T1-4 was reprinted, but, that doesn't mention how large the original and subsequent print runs were.
 

Mokona

First Post
Henry said:
I recognize they need to concentrate on the books that would bring in AT LEAST 40,000 or 50,000 units or so in sales. The other print companies would call half those figures a miraculous runaway success... WotC would call it a failure.
That's a good guess. I'd say complete failures would regulary sell in the 10,000 to 30,000 range. At 40,000 an RPG would break even. Success would be for books that sold in excess of 60,000 units.
 

Whizbang Dustyboots

Gnometown Hero
DaveMage said:
I'm running a game now where this is very much the case. I have an overall plot/campaign in mind, but I'm using Necromancer Games adventures and Goodman's DCCs to give me great site-based adventures I can plug in and play. I have no use for adventures that are heavily plot-based. I need a location (BBEG treasure hoard) to stick the "emerald key of illumination" that I want my PCs to find.
I think this has been part of Goodmans' success, right there. I had players on the run in the Midwood campaign, and needed to get them a chance to gain some XP so they could survive the bounty hunter on their tails and prep them for the dangerous badlands they were going to run to. Dropping The Dragonfiend Pact in their way worked out perfectly, and it took me all of five minutes to adapt it to the world of Praemal, and four minutes of those were spent on deciding between two gods to use to replace the DCC World ones in the module.
 

Erik Mona

Adventurer
mearls said:
The best adventures speak directly to the group playing them. A DM is far better equipped to design such an adventure than a designer who has never met your group and knows nothing about your campaign.

I think this is absolutely true of story modules.

It is not true at all of site-based adventures, which are more enjoyable because the decisions being made are those of the players, and not an author.

The best-selling D&D adventures of all time were site-based.

Goodman Games's adventures are site-based.

When Dungeon shifted focus to site-based adventures, our circulation started growing and hasn't stopped.

mearls said:
Adventures are interesting in that they are the easiest thing to design poorly, but the hardest thing to design well.

Amen!

--Erik
 

Erik Mona

Adventurer
Umbran said:
TSR had a near-monopoly on modules for 1e, so they sold well for TSR.

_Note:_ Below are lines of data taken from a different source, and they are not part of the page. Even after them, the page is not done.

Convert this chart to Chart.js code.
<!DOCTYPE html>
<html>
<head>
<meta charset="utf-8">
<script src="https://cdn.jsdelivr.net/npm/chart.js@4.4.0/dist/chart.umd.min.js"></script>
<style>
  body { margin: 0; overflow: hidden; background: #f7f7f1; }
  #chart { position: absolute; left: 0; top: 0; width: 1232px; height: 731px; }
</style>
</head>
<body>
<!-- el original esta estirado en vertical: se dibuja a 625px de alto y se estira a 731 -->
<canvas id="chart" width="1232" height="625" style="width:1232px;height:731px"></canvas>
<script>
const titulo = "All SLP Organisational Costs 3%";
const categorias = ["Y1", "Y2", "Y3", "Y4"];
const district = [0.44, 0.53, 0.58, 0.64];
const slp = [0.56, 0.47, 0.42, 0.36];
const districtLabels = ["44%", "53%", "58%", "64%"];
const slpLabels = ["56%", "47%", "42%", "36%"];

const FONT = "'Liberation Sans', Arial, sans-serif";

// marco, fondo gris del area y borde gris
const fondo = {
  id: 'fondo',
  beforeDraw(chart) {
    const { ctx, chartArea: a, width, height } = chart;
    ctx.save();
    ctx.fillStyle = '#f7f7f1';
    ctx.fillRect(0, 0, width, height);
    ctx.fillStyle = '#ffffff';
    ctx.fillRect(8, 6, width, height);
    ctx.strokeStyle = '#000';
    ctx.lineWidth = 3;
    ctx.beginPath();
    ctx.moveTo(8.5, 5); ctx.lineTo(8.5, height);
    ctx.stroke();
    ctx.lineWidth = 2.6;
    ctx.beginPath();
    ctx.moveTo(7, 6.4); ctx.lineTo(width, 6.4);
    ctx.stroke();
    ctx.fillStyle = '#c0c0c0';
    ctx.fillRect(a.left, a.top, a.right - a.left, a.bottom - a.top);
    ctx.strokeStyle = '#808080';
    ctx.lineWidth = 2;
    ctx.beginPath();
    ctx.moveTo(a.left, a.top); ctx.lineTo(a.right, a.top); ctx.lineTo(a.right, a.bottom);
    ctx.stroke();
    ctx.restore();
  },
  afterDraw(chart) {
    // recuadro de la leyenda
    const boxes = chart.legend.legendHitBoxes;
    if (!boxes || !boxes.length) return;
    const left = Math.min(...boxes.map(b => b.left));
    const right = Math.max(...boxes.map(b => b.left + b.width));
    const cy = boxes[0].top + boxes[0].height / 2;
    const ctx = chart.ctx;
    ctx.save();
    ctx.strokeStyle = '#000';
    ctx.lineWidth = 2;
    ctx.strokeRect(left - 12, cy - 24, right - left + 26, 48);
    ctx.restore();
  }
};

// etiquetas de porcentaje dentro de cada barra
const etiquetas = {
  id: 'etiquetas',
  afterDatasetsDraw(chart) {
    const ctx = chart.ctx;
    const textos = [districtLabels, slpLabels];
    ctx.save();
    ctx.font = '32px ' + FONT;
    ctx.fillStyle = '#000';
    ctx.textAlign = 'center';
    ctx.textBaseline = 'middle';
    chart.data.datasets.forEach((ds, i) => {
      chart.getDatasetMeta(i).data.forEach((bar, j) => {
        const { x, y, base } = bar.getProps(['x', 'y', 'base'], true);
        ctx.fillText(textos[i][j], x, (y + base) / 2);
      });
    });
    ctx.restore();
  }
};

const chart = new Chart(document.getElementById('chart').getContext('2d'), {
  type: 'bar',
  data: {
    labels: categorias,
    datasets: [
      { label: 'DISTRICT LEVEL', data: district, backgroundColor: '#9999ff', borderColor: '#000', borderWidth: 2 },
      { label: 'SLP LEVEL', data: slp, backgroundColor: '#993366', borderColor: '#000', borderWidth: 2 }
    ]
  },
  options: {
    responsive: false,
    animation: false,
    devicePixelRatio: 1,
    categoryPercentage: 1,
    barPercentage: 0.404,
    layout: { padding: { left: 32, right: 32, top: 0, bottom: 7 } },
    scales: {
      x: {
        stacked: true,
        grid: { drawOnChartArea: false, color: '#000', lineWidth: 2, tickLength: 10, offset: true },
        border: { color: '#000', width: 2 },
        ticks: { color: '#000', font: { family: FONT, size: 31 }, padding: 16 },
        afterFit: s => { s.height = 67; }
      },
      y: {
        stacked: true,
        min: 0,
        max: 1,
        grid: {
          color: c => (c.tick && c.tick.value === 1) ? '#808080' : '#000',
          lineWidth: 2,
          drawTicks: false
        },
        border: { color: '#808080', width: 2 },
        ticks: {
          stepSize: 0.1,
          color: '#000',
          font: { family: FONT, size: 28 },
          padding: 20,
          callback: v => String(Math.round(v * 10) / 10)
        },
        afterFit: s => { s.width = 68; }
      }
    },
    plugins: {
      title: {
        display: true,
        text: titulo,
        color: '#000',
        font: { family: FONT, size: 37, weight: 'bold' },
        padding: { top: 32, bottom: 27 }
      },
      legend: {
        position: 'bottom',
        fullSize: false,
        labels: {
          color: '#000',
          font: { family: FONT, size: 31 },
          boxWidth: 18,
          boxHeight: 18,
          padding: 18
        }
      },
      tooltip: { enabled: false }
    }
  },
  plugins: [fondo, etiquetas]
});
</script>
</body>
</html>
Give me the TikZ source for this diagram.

It's worth noting that TSR had to "compete" with Judge's Guild in the early days of D&D, and Judge's Guild produced a great deal more adventure product (and much, much thicker in presentation) than TSR.

I understand your point, and I don't strongly disagree, but in the period from the very beginning to the "heyday" of first edition around 1983, TSR was far from the only company selling modules. There were a ton of non-D&D options at the time, too, most of them far more appealing than the average d20 sourcebook in terms of paving new ground and excitement.

Umbran said:
But how about for anyone else who tried in the same era? How about for 2e and later?

Because the people at TSR after Gygax was purged thought they were smarter than the people they displaced, and because the staff was composed mostly by asking the question "who has a reasonable grasp of English and lives within driving distance of Lake Geneva", the adventures in second edition sucked ass worse than the filthiest German porn on the internet. Things improved _considerably_ in the mid 1990s and have basically been getting better ever since, but the TSR modules in the era you're asking about are awful.

They are almost uniformly story-based.

--Erik

PS: There were exceptions, obviously.